═══ Records to process ═══

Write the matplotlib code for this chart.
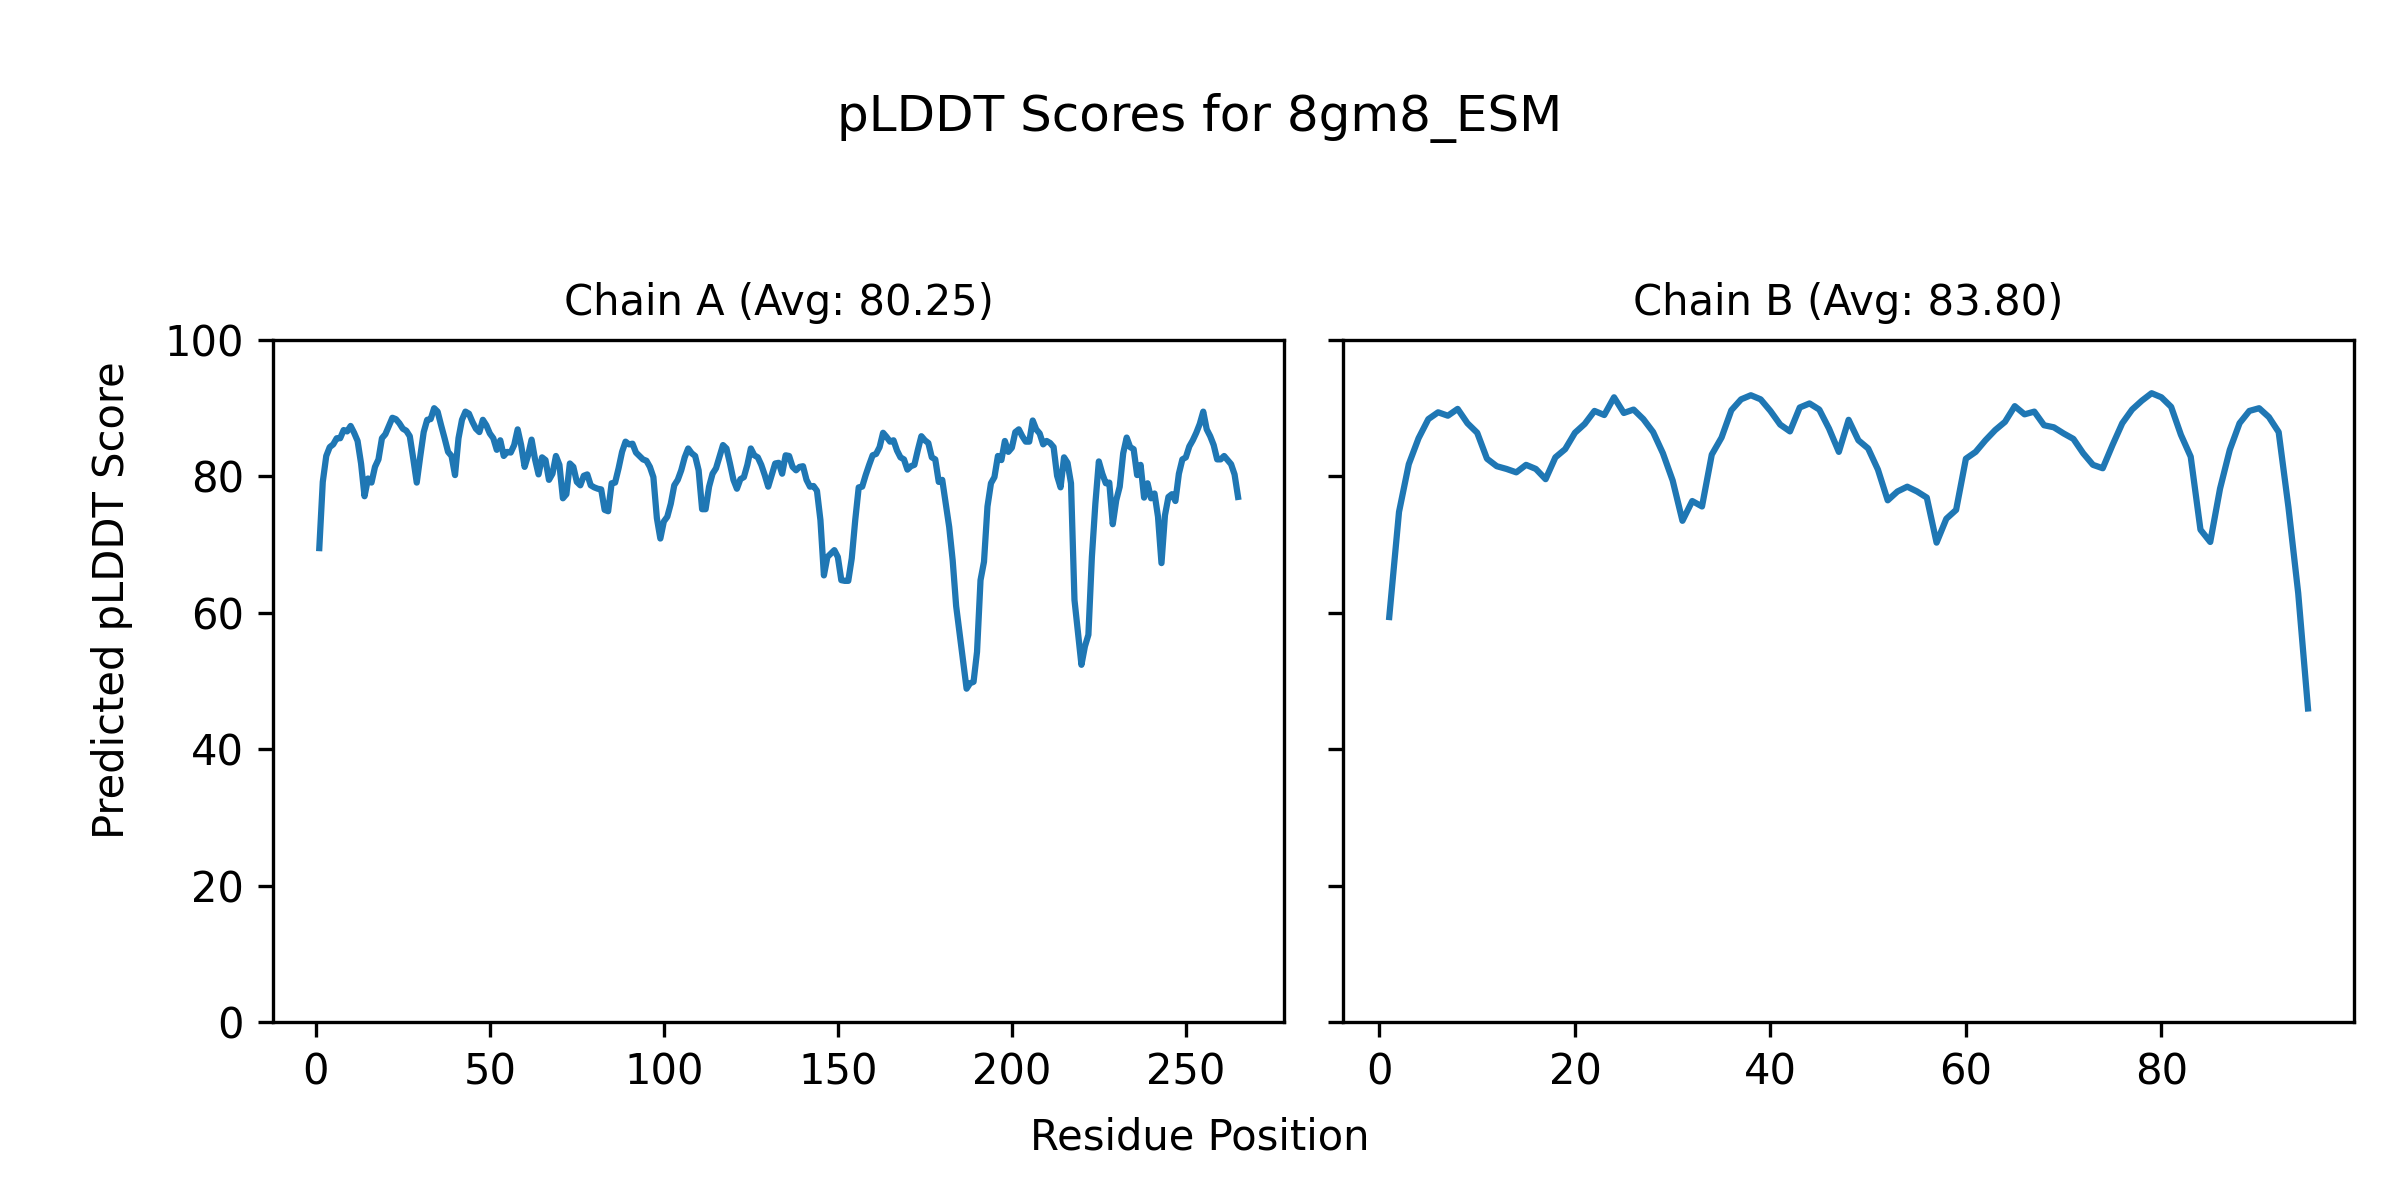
import matplotlib
matplotlib.use("Agg")
import matplotlib.pyplot as plt
import numpy as np

# ---- data ----
structure_name = "8gm8_ESM"
chain_names = ["A", "B"]
chain_avgs = [80.25, 83.80]

chain_a_plddt = [
    69.5, 79.2, 83.0, 84.3, 84.7, 85.6, 85.6, 86.8, 86.6, 87.4,
    86.4, 85.2, 81.9, 77.1, 79.7, 79.1, 81.4, 82.5, 85.6, 86.2,
    87.4, 88.6, 88.4, 87.8, 87.0, 86.7, 85.9, 82.6, 79.1, 82.9,
    86.5, 88.3, 88.4, 90.0, 89.5, 87.5, 85.6, 83.6, 83.0, 80.2,
    85.6, 88.3, 89.5, 89.2, 88.0, 87.0, 86.5, 88.3, 87.5, 86.3,
    85.6, 83.9, 85.3, 83.0, 83.6, 83.5, 84.6, 86.9, 84.6, 81.4,
    83.1, 85.4, 82.5, 80.3, 82.8, 82.4, 79.5, 80.4, 83.0, 81.7,
    76.8, 77.4, 81.9, 81.4, 79.2, 78.7, 80.1, 80.3, 78.7, 78.4,
    78.2, 78.1, 75.1, 74.9, 79.0, 79.1, 81.2, 83.6, 85.1, 84.7,
    84.8, 83.5, 83.0, 82.5, 82.3, 81.4, 79.9, 73.9, 70.9, 73.4,
    74.1, 76.0, 78.7, 79.5, 80.9, 82.8, 84.1, 83.4, 83.0, 80.9,
    75.2, 75.2, 78.5, 80.4, 81.2, 82.9, 84.6, 84.1, 81.9, 79.5,
    78.2, 79.6, 79.9, 81.7, 84.1, 83.1, 82.8, 81.7, 80.2, 78.5,
    80.2, 81.9, 82.0, 80.4, 83.1, 83.0, 81.4, 80.9, 81.4, 81.5,
    79.5, 78.5, 78.6, 77.9, 73.6, 65.5, 68.2, 68.7, 69.2, 68.2,
    64.8, 64.7, 64.7, 68.0, 73.6, 78.4, 78.5, 80.2, 81.7, 83.1,
    83.3, 84.3, 86.4, 85.8, 85.1, 85.3, 83.8, 82.8, 82.5, 81.0,
    81.5, 81.7, 83.9, 85.9, 85.3, 84.9, 82.8, 82.5, 79.2, 79.5,
    76.0, 72.6, 67.7, 61.0, 57.0, 53.0, 48.9, 49.7, 49.9, 54.3,
    64.8, 67.5, 75.6, 79.0, 79.9, 83.0, 82.4, 85.2, 83.6, 84.2,
    86.5, 86.9, 85.9, 85.1, 85.1, 88.2, 86.9, 86.3, 84.7, 85.2,
    84.9, 84.3, 80.1, 78.4, 82.8, 82.0, 79.0, 61.9, 57.2, 52.4,
    55.1, 56.8, 68.2, 76.0, 82.2, 80.4, 79.0, 79.1, 73.0, 76.5,
    78.5, 83.4, 85.7, 84.3, 84.0, 80.2, 81.7, 76.9, 79.0, 76.8,
    77.5, 74.1, 67.3, 74.3, 77.0, 77.4, 76.4, 80.4, 82.5, 82.8,
    84.4, 85.3, 86.4, 87.7, 89.5, 86.9, 85.9, 84.6, 82.5, 82.5,
    83.0, 82.4, 81.8, 80.3, 77.0,
]

chain_b_plddt = [
    59.4, 74.8, 81.8, 85.6, 88.4, 89.4, 88.9, 89.9, 87.8, 86.4,
    82.6, 81.5, 81.1, 80.6, 81.7, 81.1, 79.6, 82.8, 84.0, 86.4,
    87.7, 89.6, 89.0, 91.6, 89.3, 89.8, 88.4, 86.5, 83.4, 79.4,
    73.5, 76.4, 75.6, 83.2, 85.7, 89.7, 91.3, 91.9, 91.3, 89.6,
    87.6, 86.6, 90.1, 90.7, 89.8, 87.0, 83.6, 88.3, 85.3, 84.1,
    81.0, 76.5, 77.8, 78.5, 77.8, 76.9, 70.3, 73.8, 75.1, 82.6,
    83.6, 85.3, 86.8, 88.0, 90.3, 89.1, 89.5, 87.5, 87.2, 86.3,
    85.5, 83.4, 81.7, 81.2, 84.6, 87.8, 89.8, 91.1, 92.2, 91.6,
    90.2, 86.1, 82.9, 72.2, 70.4, 78.2, 83.9, 87.8, 89.6, 90.0,
    88.7, 86.5, 75.5, 62.9, 46.0,
]

chains = [chain_a_plddt, chain_b_plddt]

# ---- figure ----
plt.rcParams['font.family'] = ['DejaVu Sans']
fig, axes = plt.subplots(1, 2, figsize=(8, 4), dpi=300, sharey=True)
fig.subplots_adjust(left=0.1139, right=0.9808, top=0.7167, bottom=0.148,
                    wspace=0.0587)

for ax, name, avg, vals in zip(axes, chain_names, chain_avgs, chains):
    positions = np.arange(1, len(vals) + 1)
    ax.plot(positions, vals, color='#1f77b4', linewidth=1.5)
    ax.set_title(f"Chain {name} (Avg: {avg:.2f})", fontsize=10)
    ax.set_ylim(0, 100)
    ax.tick_params(labelsize=10)

fig.suptitle(f"pLDDT Scores for {structure_name}", fontsize=12, y=0.9017, va='center')
fig.text(0.5, 0.0525, "Residue Position", ha='center', va='center', fontsize=10)
fig.text(0.0466, 0.5, "Predicted pLDDT Score", ha='center', va='center',
         rotation=90, fontsize=10)

fig.savefig("out.png", dpi=300)
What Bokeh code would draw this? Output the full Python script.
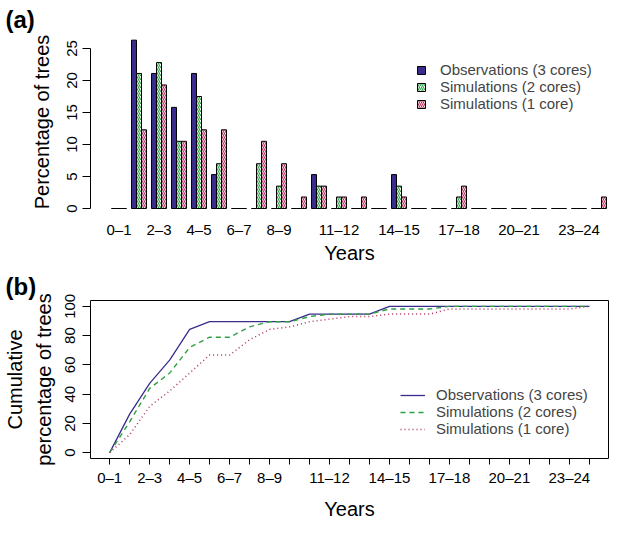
from bokeh.plotting import figure
from bokeh.models import (ColumnDataSource, Range1d, FixedTicker, Legend,
                          LegendItem, Title)
from bokeh.layouts import column
from bokeh.transform import dodge
from bokeh.embed import file_html
from bokeh.resources import INLINE

# ---------------- data ----------------
years = ["0–1", "1–2", "2–3", "3–4", "4–5", "5–6", "6–7", "7–8", "8–9",
         "9–10", "10–11", "11–12", "12–13", "13–14", "14–15", "15–16",
         "16–17", "17–18", "18–19", "19–20", "20–21", "21–22", "22–23",
         "23–24", "24–25"]
shown_labels = ["0–1", "2–3", "4–5", "6–7", "8–9", "11–12", "14–15",
                "17–18", "20–21", "23–24"]
series_names = ["Observations (3 cores)", "Simulations (2 cores)",
                "Simulations (1 core)"]

# panel (a): percentage of trees per age class
obs = [0, 26.3, 21.1, 15.8, 21.1, 5.3, 0, 0, 0, 0, 5.3, 0, 0, 0, 5.3,
       0, 0, 0, 0, 0, 0, 0, 0, 0, 0]
sim2 = [0, 21.1, 22.8, 10.5, 17.5, 7.0, 0, 7.0, 3.5, 0, 3.5, 1.8, 0, 0, 3.5,
        0, 0, 1.8, 0, 0, 0, 0, 0, 0, 0]
sim1 = [0, 12.3, 19.3, 10.5, 12.3, 12.3, 0, 10.5, 7.0, 1.8, 3.5, 1.8, 1.8, 0,
        1.8, 0, 0, 3.5, 0, 0, 0, 0, 0, 0, 1.8]

# panel (b): cumulative percentage of trees
cum_obs = [0, 26.3, 47.4, 63.2, 84.2, 89.5, 89.5, 89.5, 89.5, 89.5, 94.7,
           94.7, 94.7, 94.7, 100, 100, 100, 100, 100, 100, 100, 100, 100,
           100, 100]
cum_sim2 = [0, 21.1, 43.9, 54.4, 71.9, 78.9, 78.9, 86.0, 89.5, 89.5, 93.0,
            94.7, 94.7, 94.7, 98.2, 98.2, 98.2, 100, 100, 100, 100, 100, 100,
            100, 100]
cum_sim1 = [0, 12.3, 31.6, 42.1, 54.4, 66.7, 66.7, 77.2, 84.2, 86.0, 89.5,
            91.2, 93.0, 93.0, 94.7, 94.7, 94.7, 98.2, 98.2, 98.2, 98.2, 98.2,
            98.2, 98.2, 100]

y_ticks_a = [0, 5, 10, 15, 20, 25]
y_ticks_b = [0, 20, 40, 60, 80, 100]

# ---------------- style ----------------
FONT = "Liberation Sans"
BLUE = "#3A2C8C"
GREEN = "#2EA043"
PINK = "#B03060"

idx = list(range(len(years)))
overrides = {i: (years[i] if years[i] in shown_labels else "") for i in idx}

src = ColumnDataSource(dict(idx=idx, obs=obs, sim2=sim2, sim1=sim1,
                            cobs=cum_obs, csim2=cum_sim2, csim1=cum_sim1))


def style_common(p):
    p.xgrid.grid_line_color = None
    p.ygrid.grid_line_color = None
    for ax in (p.xaxis[0], p.yaxis[0]):
        ax.major_label_text_font = FONT
        ax.major_label_text_font_size = "15px"
        ax.major_label_text_color = "black"
        ax.axis_label_text_font = FONT
        ax.axis_label_text_font_size = "20px"
        ax.axis_label_text_font_style = "normal"
        ax.axis_label_text_color = "black"
        ax.minor_tick_line_color = None
        ax.major_tick_line_color = "black"
        ax.major_tick_in = 0


def panel_title(text):
    return Title(text=text, align="left", offset=-85, standoff=2,
                 text_font=FONT, text_font_size="24px",
                 text_font_style="bold", text_color="black")


# ---------------- panel (a) ----------------
pa = figure(width=611, height=266, x_range=Range1d(-1.425, 24.475),
            y_range=Range1d(-0.31, 27.34), output_backend="svg",
            toolbar_location=None, title=None,
            min_border_left=90, min_border_right=3, min_border_top=33,
            min_border_bottom=56)
pa.outline_line_color = None
style_common(pa)
pa.add_layout(panel_title("(a)"), "above")

r_obs = pa.vbar(x=dodge("idx", -0.25), top="obs", width=0.25, source=src,
                fill_color=BLUE, line_color="black", line_width=1)
r_s2 = pa.vbar(x="idx", top="sim2", width=0.25, source=src,
               fill_color="white", hatch_pattern="/", hatch_color=GREEN,
               hatch_scale=4, hatch_weight=1.1, line_color="black",
               line_width=1)
r_s1 = pa.vbar(x=dodge("idx", 0.25), top="sim1", width=0.25, source=src,
               fill_color="white", hatch_pattern="\\", hatch_color=PINK,
               hatch_scale=4, hatch_weight=1.1, line_color="black",
               line_width=1)

xa = pa.xaxis[0]
xa.ticker = FixedTicker(ticks=idx)
xa.major_label_overrides = overrides
xa.axis_line_color = None
xa.major_tick_line_color = None
xa.major_label_standoff = 4
xa.axis_label = "Years"
xa.axis_label_standoff = 1

ya = pa.yaxis[0]
ya.ticker = FixedTicker(ticks=y_ticks_a)
ya.bounds = (0, 25)
ya.major_tick_out = 8
ya.major_label_orientation = "vertical"
ya.major_label_standoff = 5
ya.axis_label = "Percentage of trees"
ya.axis_label_standoff = 12

leg_a = Legend(items=[LegendItem(label=series_names[0], renderers=[r_obs]),
                      LegendItem(label=series_names[1], renderers=[r_s2]),
                      LegendItem(label=series_names[2], renderers=[r_s1])],
               location=(326, 98), glyph_width=10, glyph_height=10,
               label_standoff=14, label_height=14, spacing=0, padding=0,
               margin=0, border_line_color=None, background_fill_alpha=0,
               label_text_font=FONT, label_text_font_size="15px",
               label_text_line_height=1.0)
pa.add_layout(leg_a)

# ---------------- panel (b) ----------------
pb = figure(width=611, height=258, x_range=Range1d(-0.96, 24.96),
            y_range=Range1d(-4, 104), output_backend="svg",
            toolbar_location=None, title=None,
            min_border_left=90, min_border_right=3, min_border_top=34,
            min_border_bottom=66)
pb.outline_line_color = "black"
pb.outline_line_width = 1
style_common(pb)
pb.add_layout(panel_title("(b)"), "above")

l_obs = pb.line("idx", "cobs", source=src, line_color=BLUE, line_width=1.3)
l_s2 = pb.line("idx", "csim2", source=src, line_color=GREEN, line_width=1.4,
               line_dash="5 4")
l_s1 = pb.line("idx", "csim1", source=src, line_color=PINK, line_width=1.5,
               line_dash="1 3")

xb = pb.xaxis[0]
xb.ticker = FixedTicker(ticks=idx)
xb.major_label_overrides = overrides
xb.axis_line_color = None
xb.major_tick_out = 6
xb.major_label_standoff = 4
xb.axis_label = "Years"
xb.axis_label_standoff = 9

yb = pb.yaxis[0]
yb.ticker = FixedTicker(ticks=y_ticks_b)
yb.axis_line_color = None
yb.major_tick_out = 8
yb.major_label_orientation = "vertical"
yb.major_label_standoff = 7
yb.axis_label = "Cumulative\npercentage of trees"
yb.axis_label_standoff = 8
yb.axis_label_text_line_height = 1.3

leg_b = Legend(items=[LegendItem(label=series_names[0], renderers=[l_obs]),
                      LegendItem(label=series_names[1], renderers=[l_s2]),
                      LegendItem(label=series_names[2], renderers=[l_s1])],
               location=(310, 21), glyph_width=25, glyph_height=14,
               label_standoff=11, label_height=14, spacing=0, padding=0,
               margin=0, border_line_color=None, background_fill_alpha=0,
               label_text_font=FONT, label_text_font_size="15px",
               label_text_line_height=1.0)
pb.add_layout(leg_b)

layout = column(pa, pb)
open("out.html", "w").write(file_html(layout, INLINE))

═══

* **What is needed**
Leave the pictures out and reproduce exactly the lines from the top of the listing above through the line with "chain_avgs = [80.25, 83.80]".

* **The solution**
Write the matplotlib code for this chart.
import matplotlib
matplotlib.use("Agg")
import matplotlib.pyplot as plt
import numpy as np

# ---- data ----
structure_name = "8gm8_ESM"
chain_names = ["A", "B"]
chain_avgs = [80.25, 83.80]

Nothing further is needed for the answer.